DATASET CONTENT:

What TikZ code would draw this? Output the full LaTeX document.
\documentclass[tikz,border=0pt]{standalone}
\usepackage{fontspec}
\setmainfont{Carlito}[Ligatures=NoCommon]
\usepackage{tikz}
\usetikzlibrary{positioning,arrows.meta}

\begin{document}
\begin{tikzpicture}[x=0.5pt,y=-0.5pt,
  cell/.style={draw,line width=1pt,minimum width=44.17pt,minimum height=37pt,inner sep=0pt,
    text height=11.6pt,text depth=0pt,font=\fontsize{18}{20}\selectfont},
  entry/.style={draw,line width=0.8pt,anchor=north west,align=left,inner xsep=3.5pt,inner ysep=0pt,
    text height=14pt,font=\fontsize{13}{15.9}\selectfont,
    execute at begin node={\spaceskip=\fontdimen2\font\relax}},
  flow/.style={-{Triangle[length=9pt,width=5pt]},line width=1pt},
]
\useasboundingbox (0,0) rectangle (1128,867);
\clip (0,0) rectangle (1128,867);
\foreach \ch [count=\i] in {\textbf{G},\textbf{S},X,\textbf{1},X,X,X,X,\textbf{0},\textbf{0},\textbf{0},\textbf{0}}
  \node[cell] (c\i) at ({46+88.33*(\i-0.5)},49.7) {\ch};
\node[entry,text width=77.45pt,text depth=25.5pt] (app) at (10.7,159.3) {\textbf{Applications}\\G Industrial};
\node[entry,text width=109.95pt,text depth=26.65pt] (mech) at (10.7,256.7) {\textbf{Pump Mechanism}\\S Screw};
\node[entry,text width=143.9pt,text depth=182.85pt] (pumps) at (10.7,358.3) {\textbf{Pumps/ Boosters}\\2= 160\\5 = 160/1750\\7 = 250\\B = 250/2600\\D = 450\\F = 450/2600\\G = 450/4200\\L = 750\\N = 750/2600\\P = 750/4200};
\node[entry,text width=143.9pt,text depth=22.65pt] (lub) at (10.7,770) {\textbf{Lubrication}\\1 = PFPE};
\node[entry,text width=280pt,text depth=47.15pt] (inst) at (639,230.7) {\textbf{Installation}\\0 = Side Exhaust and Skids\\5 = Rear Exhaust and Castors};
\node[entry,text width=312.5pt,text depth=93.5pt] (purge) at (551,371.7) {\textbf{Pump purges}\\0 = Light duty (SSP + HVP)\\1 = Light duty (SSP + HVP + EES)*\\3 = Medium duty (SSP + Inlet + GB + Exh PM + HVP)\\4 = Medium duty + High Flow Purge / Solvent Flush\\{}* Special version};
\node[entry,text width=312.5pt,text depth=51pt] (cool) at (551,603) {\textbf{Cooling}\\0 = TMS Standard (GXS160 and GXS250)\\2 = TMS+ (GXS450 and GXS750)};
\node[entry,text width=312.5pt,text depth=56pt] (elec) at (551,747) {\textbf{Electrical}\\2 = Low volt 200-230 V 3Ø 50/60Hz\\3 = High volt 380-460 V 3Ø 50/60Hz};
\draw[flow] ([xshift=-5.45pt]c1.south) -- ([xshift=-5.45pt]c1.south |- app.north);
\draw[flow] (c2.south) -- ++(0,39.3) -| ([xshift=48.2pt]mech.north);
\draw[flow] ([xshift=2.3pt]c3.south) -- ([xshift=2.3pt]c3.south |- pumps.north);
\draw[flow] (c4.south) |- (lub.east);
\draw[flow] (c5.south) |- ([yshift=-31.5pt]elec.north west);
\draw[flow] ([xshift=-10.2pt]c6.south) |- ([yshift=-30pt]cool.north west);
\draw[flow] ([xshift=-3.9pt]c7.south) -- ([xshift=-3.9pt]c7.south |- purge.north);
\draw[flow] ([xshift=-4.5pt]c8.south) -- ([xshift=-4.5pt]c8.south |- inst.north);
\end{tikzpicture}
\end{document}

TASK: Find all lines holding the string "draw" and copy them.

OUTPUT OF THE EXERCISE:
What TikZ code would draw this? Output the full LaTeX document.
  cell/.style={draw,line width=1pt,minimum width=44.17pt,minimum height=37pt,inner sep=0pt,
  entry/.style={draw,line width=0.8pt,anchor=north west,align=left,inner xsep=3.5pt,inner ysep=0pt,
\draw[flow] ([xshift=-5.45pt]c1.south) -- ([xshift=-5.45pt]c1.south |- app.north);
\draw[flow] (c2.south) -- ++(0,39.3) -| ([xshift=48.2pt]mech.north);
\draw[flow] ([xshift=2.3pt]c3.south) -- ([xshift=2.3pt]c3.south |- pumps.north);
\draw[flow] (c4.south) |- (lub.east);
\draw[flow] (c5.south) |- ([yshift=-31.5pt]elec.north west);
\draw[flow] ([xshift=-10.2pt]c6.south) |- ([yshift=-30pt]cool.north west);
\draw[flow] ([xshift=-3.9pt]c7.south) -- ([xshift=-3.9pt]c7.south |- purge.north);
\draw[flow] ([xshift=-4.5pt]c8.south) -- ([xshift=-4.5pt]c8.south |- inst.north);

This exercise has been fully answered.